Il est tentant de voir en Baumgartner,  paru six ans après le très réussi 4,3,2,1, un roman testamentaire… Paul Auster en a lui-même informé ses lecteurs : sa santé chancelante ne lui permettra sans doute pas d’écrire un autre livre. Et il met beaucoup de lui-même dans cet écrivain septuagénaire, ex-professeur de philosophie à Princeton, partagé entre sa lassitude et son amour de la vie. Mais si l’auteur multiplie les clins d’oeil à sa propre existence et à sa propre oeuvre, allant jusqu’à donner à un de ses personnages, Anna Blume, le nom de la protagoniste d’un de ses anciens romans, il ne fait pas pour autant de ce veuf perpétuellement en quête d’amour son double fidèle. Ce qui l’intéresse et l’amuse, comme dans ses ouvrages précédents, c’est de brouiller les pistes entre fiction et réalité dans un perpétuel jeu de miroirs déformants, interrogeant ainsi la fonction de la littérature qui se sert du faux pour dire le vrai, ou pour dire le vrai autrement.

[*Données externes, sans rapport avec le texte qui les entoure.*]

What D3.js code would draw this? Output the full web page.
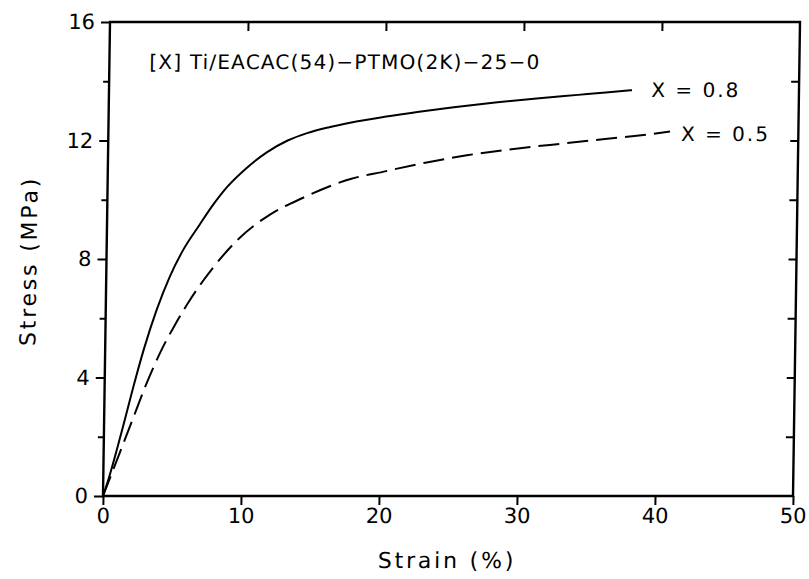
<!DOCTYPE html>
<html>
<head>
<meta charset="utf-8">
<script src="https://cdn.jsdelivr.net/npm/d3@7"></script>
<style>
  html, body { margin: 0; padding: 0; background: #fff; }
  svg { display: block; }
  text { font-family: "DejaVu Sans", "Liberation Sans", Arial, sans-serif; fill: #000; }
</style>
</head>
<body>
<svg id="chart" width="809" height="579"></svg>
<script>
// ---- data ----
const xTicks = [0, 10, 20, 30, 40, 50];
const yTicks = [0, 4, 8, 12, 16];
const yMinor = [2, 6, 10, 14];
const xLabel = "Strain (%)";
const yLabel = "Stress (MPa)";
const title = "[X] Ti/EACAC(54)\u2212PTMO(2K)\u221225\u22120";
const seriesNames = ["X = 0.8", "X = 0.5"];

const strain08 = [0, 0.4, 1.3, 2.2, 2.8, 3.7, 4.6, 5.6, 6.7, 7.7, 8.7, 10, 11.5, 13, 14.4, 16, 17.5, 20, 22.5, 25, 28, 31, 34, 36, 37.9];
const stress08 = [0, 0.6, 2.2, 3.9, 4.95, 6.3, 7.4, 8.35, 9.15, 9.85, 10.45, 11.05, 11.6, 12.0, 12.25, 12.45, 12.6, 12.8, 12.97, 13.12, 13.28, 13.42, 13.54, 13.62, 13.7];

const strain05 = [0, 0.8, 2.0, 2.95, 4.0, 5.0, 6.0, 7.0, 7.8, 9.6, 11.8, 14.1, 17.6, 20, 23, 26, 30, 33, 36, 39, 40.7];
const stress05 = [0, 1.0, 2.5, 3.7, 4.85, 5.75, 6.55, 7.25, 7.75, 8.7, 9.5, 10.05, 10.7, 10.95, 11.25, 11.5, 11.75, 11.9, 12.05, 12.2, 12.3];

// ---- layout ----
const svg = d3.select("#chart");
const L = 103, R = 793, T = 22, B = 496;
const x = d3.scaleLinear().domain([0, 50]).range([L, R]);
const y = d3.scaleLinear().domain([0, 16]).range([B, T]);

// the scanned original is slightly sheared (top edge shifted right)
const shearDeg = -Math.atan(7 / 474) * 180 / Math.PI;
const shift = -Math.tan(shearDeg * Math.PI / 180) * B;
const g = svg.append("g").attr("transform", `translate(${shift},0) skewX(${shearDeg})`);

const axisStroke = 2.4;
const fs = 21;
const fontFam = "DejaVu Sans, Liberation Sans, Arial, sans-serif";

// frame
g.append("rect")
  .attr("x", L).attr("y", T).attr("width", R - L).attr("height", B - T)
  .attr("fill", "none").attr("stroke", "#000").attr("stroke-width", axisStroke);

// bottom axis
const gx = g.append("g").attr("transform", `translate(0,${B})`)
  .call(d3.axisBottom(x).tickValues(xTicks).tickSize(9).tickPadding(3).tickFormat(d3.format("d")));
gx.select(".domain").remove();
gx.selectAll(".tick line").attr("stroke-width", 2);
gx.selectAll(".tick text").attr("font-size", fs).style("font-family", fontFam);

// left axis
const gy = g.append("g").attr("transform", `translate(${L},0)`)
  .call(d3.axisLeft(y).tickValues(yTicks).tickSize(9).tickPadding(6).tickFormat(d3.format("d")));
gy.select(".domain").remove();
gy.selectAll(".tick line").attr("stroke-width", 2);
gy.selectAll(".tick text").attr("font-size", fs).style("font-family", fontFam);

// left minor ticks
const gym = g.append("g").attr("transform", `translate(${L},0)`)
  .call(d3.axisLeft(y).tickValues(yMinor).tickSize(6).tickFormat(""));
gym.select(".domain").remove();
gym.selectAll(".tick line").attr("stroke-width", 2);

// top axis (inward ticks)
const gt = g.append("g").attr("transform", `translate(0,${T})`)
  .call(d3.axisBottom(x).tickValues(xTicks.slice(1, -1)).tickSize(9).tickFormat(""));
gt.select(".domain").remove();
gt.selectAll(".tick line").attr("stroke-width", 2);

// right axis (inward ticks)
const gr = g.append("g").attr("transform", `translate(${R},0)`)
  .call(d3.axisLeft(y).tickValues(yTicks.slice(1, -1).concat(yMinor)).tickSize(8).tickFormat(""));
gr.select(".domain").remove();
gr.selectAll(".tick line").attr("stroke-width", 2);

// axis titles
g.append("text")
  .attr("x", (L + R) / 2).attr("y", 568)
  .attr("text-anchor", "middle").attr("font-size", 22).attr("letter-spacing", 2.8)
  .text(xLabel);
g.append("text")
  .attr("transform", `translate(33,${(T + B) / 2 + 2}) rotate(-90)`)
  .attr("text-anchor", "middle").attr("font-size", 22).attr("letter-spacing", 2.8)
  .text(yLabel);

// title annotation
g.append("text")
  .attr("x", x(2.9)).attr("y", y(14.41)).attr("font-size", 20).attr("letter-spacing", 1.2)
  .text(title);

// curves
const line = d3.line().x(d => x(d[0])).y(d => y(d[1])).curve(d3.curveMonotoneX);
const d08 = strain08.map((s, i) => [s, stress08[i]]);
const d05 = strain05.map((s, i) => [s, stress05[i]]);

g.append("path").datum(d08).attr("d", line)
  .attr("fill", "none").attr("stroke", "#000").attr("stroke-width", 2);
g.append("path").datum(d05).attr("d", line)
  .attr("fill", "none").attr("stroke", "#000").attr("stroke-width", 2)
  .attr("stroke-dasharray", "21,8");

// series labels
g.append("text")
  .attr("x", x(39.3)).attr("y", y(13.75) + 8).attr("font-size", 20).attr("letter-spacing", 2)
  .text(seriesNames[0]);
g.append("text")
  .attr("x", x(41.5)).attr("y", y(12.25) + 8).attr("font-size", 20).attr("letter-spacing", 2)
  .text(seriesNames[1]);
</script>
</body>
</html>
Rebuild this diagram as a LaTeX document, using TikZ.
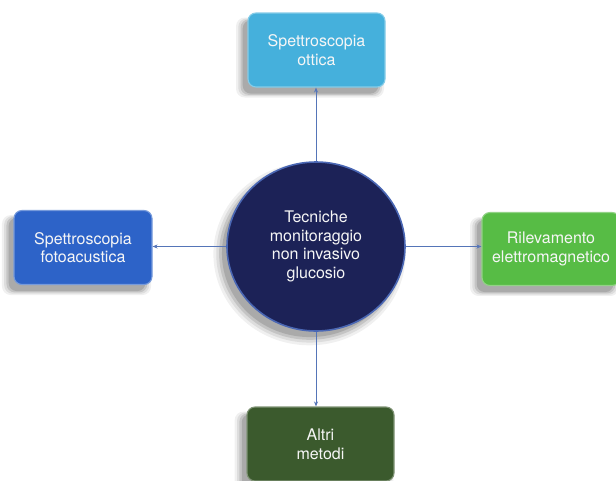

Baumgartner Paul AusterComme bien des romans de Paul Auster, Baumgartner déploie une narration complexe qui, mêlant présent et passé, s’attache d’une part à suivre les méandres de la mémoire du vieil homme, et d’autre part intègre au récit principal des textes de sa défunte femme et les siens propres. D’où l’impression d’une oeuvre sinueuse, reposant sur des effets d’échos, s’ouvrant, tels des tiroirs successifs sur des pans entiers du passé, interrogeant le mécanisme mystérieusement sélectif du souvenir. Mélancolique, Baumgartner l’est, sans doute. Les malheurs n’ont cessé de s’abattre sur le vieil homme depuis la disparition de sa femme Anna, emportée par une vague dix ans auparavant. À la solitude sont venues s’ajouter les premières atteintes de l’âge : douleurs physiques, mais aussi troubles de la mémoire. Sy Baumgartner en est bien conscient, lui qui se décrit comme un « sac d’os vieillissant  » : il est engagé sur la pente irréversible du déclin. Retrouver l’amour, il s’y est employé un temps, en entamant une relation avec Judith, la meilleure amie d’Anna. Mais elle n’a pas duré. Alors il s’est concentré sur son oeuvre, délaissant un temps Kierkegaard pour rédiger un traité sur les membres fantômes, métaphore de la douleur qu’a imprimée en lui la perte d’Anna. Et, ultime hommage, il a entrepris de rassembler, en vue d’une publication, les poèmes qu’écrivait en cachette, celle qui, refusant la lumière, s’épanouissait dans l’ombre de son métier de traductrice.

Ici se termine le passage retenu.